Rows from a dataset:

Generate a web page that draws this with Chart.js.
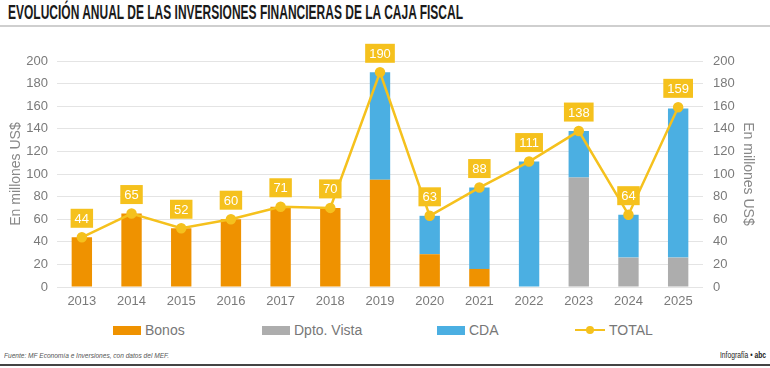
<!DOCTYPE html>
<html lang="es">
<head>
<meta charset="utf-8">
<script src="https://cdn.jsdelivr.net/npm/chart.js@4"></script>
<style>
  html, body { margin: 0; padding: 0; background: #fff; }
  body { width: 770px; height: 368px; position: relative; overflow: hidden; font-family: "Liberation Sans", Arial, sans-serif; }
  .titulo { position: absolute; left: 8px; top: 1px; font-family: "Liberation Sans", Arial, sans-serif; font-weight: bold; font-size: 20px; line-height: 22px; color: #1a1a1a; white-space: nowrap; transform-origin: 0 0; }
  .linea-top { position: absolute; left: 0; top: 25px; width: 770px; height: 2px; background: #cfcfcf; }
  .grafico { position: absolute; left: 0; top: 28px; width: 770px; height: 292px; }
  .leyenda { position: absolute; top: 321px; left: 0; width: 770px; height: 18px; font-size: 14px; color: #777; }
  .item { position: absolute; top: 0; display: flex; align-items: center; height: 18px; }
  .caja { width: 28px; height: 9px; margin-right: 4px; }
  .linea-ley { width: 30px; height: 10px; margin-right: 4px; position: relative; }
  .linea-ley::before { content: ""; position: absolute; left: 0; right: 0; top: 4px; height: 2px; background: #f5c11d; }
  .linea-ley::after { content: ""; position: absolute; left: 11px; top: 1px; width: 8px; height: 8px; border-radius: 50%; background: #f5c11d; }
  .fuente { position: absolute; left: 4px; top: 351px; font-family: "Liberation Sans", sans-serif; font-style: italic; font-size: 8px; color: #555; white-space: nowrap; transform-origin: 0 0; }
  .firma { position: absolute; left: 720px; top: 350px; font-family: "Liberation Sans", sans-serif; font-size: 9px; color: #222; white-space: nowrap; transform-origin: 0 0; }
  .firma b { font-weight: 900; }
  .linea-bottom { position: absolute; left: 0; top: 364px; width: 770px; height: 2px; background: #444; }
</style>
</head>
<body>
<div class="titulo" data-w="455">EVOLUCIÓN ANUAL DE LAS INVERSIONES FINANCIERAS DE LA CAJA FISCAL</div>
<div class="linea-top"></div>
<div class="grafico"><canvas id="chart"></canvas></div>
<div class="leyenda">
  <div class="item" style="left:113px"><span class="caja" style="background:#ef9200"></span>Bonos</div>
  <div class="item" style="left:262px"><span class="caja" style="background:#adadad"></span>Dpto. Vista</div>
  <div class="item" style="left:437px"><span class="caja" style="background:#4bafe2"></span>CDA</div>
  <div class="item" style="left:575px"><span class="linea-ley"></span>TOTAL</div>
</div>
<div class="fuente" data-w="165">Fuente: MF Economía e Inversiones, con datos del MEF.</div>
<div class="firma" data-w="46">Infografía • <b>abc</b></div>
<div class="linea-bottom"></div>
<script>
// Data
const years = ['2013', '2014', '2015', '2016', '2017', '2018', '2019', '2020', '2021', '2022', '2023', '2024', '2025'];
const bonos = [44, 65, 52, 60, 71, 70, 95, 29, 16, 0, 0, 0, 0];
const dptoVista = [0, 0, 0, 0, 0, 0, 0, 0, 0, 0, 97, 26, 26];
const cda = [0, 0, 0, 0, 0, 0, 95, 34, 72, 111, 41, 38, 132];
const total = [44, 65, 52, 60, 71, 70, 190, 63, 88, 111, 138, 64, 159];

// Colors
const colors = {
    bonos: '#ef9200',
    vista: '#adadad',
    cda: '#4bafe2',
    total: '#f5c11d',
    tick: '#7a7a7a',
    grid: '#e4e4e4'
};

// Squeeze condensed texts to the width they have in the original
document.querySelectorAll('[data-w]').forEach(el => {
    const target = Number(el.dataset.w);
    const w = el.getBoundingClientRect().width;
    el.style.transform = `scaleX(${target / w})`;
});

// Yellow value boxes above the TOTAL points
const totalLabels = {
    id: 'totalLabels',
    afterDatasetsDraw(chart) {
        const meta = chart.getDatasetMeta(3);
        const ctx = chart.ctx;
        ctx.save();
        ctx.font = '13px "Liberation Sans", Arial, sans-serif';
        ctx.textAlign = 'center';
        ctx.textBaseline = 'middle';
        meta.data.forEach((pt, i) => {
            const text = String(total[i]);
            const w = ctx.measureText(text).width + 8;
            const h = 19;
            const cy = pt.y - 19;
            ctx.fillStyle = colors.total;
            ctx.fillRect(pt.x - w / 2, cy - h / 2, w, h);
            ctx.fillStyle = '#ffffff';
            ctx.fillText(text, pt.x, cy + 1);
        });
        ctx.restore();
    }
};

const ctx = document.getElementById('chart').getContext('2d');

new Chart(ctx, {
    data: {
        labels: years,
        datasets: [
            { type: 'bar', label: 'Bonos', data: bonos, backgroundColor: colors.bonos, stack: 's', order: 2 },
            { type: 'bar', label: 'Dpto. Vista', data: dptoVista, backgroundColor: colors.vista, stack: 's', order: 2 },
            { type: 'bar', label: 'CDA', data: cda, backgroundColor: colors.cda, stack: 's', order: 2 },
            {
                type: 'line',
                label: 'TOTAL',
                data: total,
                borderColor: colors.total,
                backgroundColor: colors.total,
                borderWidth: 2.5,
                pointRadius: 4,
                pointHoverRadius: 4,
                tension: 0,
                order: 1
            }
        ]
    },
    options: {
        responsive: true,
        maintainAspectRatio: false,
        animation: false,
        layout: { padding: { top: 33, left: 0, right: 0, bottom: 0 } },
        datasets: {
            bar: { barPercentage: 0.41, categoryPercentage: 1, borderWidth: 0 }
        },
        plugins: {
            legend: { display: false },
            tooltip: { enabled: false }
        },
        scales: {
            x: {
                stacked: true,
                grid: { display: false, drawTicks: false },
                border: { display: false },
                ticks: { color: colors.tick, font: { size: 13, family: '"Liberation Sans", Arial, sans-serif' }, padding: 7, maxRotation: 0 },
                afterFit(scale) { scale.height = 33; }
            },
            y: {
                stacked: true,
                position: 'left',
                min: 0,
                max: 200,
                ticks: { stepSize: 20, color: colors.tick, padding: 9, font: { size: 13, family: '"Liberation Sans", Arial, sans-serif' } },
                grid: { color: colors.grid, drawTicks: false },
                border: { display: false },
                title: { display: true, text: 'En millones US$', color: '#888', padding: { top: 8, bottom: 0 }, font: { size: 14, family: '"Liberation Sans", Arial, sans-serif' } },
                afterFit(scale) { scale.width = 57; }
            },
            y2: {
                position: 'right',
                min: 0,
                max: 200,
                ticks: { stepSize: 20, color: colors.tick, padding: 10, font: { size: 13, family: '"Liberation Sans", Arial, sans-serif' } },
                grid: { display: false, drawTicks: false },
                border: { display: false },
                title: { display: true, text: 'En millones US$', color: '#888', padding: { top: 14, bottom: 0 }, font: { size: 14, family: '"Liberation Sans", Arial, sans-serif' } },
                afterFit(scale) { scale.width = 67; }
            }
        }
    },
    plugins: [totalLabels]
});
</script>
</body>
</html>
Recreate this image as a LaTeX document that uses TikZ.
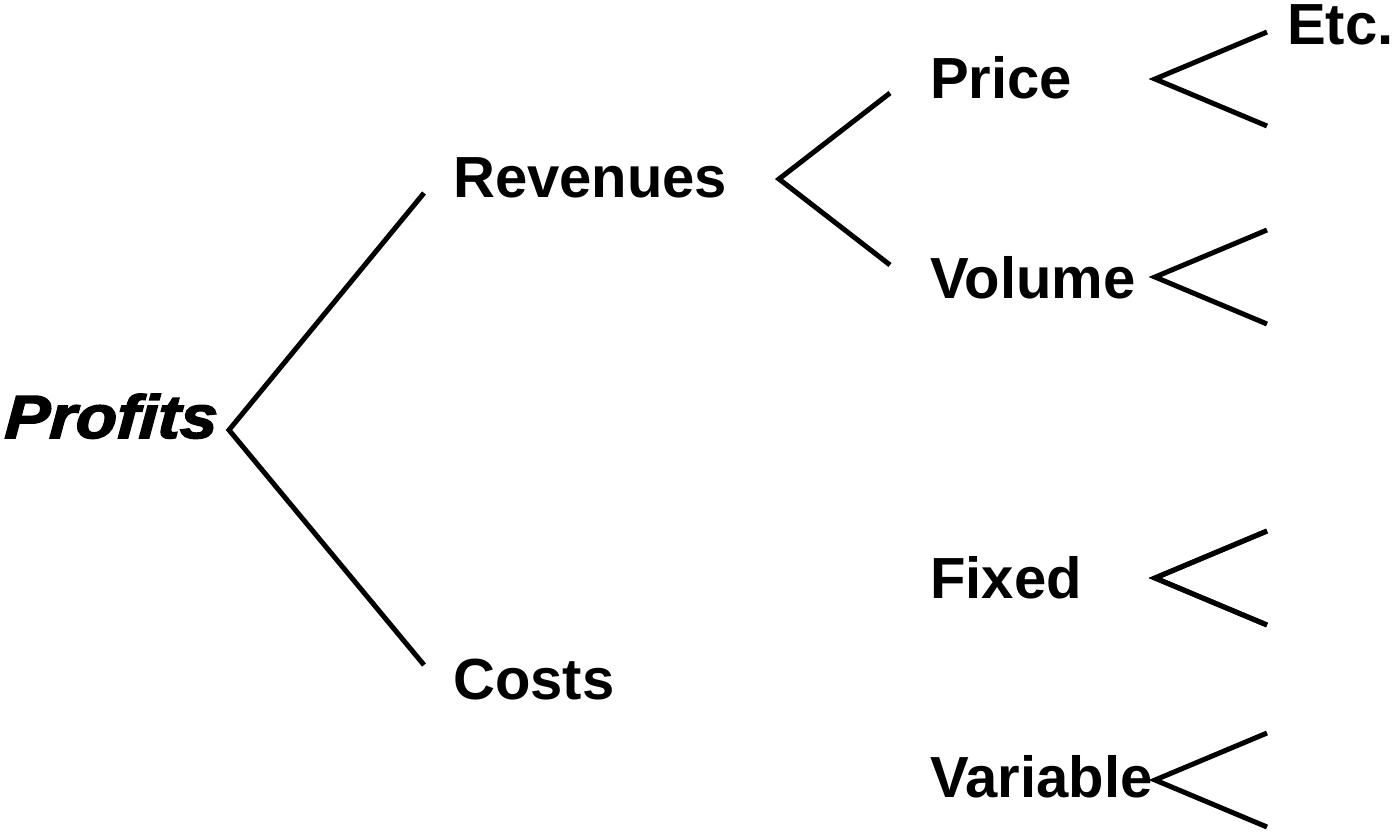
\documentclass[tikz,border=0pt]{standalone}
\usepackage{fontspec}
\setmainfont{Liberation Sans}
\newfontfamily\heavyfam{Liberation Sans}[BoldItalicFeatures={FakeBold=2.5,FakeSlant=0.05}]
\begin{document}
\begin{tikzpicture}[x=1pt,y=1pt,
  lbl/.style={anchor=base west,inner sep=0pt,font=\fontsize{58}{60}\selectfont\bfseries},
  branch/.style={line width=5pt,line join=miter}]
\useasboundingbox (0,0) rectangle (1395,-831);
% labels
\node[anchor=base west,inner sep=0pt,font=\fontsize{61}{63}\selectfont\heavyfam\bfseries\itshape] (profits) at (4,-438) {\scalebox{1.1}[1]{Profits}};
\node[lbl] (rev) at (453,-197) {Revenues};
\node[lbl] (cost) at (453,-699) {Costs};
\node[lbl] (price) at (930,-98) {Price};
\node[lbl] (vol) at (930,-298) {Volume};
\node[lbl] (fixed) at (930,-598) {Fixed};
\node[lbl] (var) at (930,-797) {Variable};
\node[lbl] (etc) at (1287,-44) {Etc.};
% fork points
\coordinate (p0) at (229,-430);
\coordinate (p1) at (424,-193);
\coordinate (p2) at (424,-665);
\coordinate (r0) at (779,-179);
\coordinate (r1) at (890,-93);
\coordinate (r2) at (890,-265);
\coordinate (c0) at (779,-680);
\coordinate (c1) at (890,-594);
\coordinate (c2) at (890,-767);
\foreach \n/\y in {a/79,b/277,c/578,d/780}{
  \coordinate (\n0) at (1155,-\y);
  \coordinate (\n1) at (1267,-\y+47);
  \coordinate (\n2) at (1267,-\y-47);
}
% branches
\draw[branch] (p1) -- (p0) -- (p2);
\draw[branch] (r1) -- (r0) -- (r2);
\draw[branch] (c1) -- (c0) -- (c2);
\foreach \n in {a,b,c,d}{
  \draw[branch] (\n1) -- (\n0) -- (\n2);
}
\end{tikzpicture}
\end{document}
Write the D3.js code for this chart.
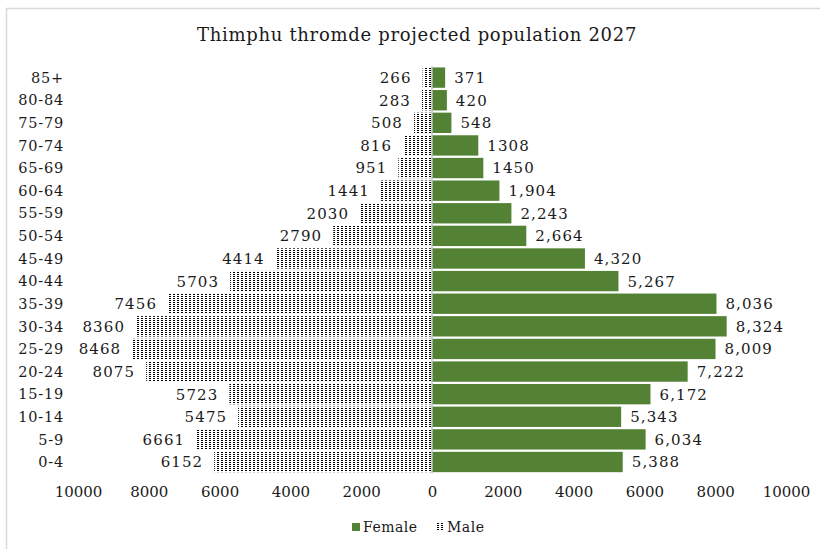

[WHAT IS EXPECTED] Copy each line above where the string "that" occurs.

[RESULT FOR THIS TASK]
Generate a web page that draws this with Chart.js.
Recreate this image as a LaTeX document that uses TikZ.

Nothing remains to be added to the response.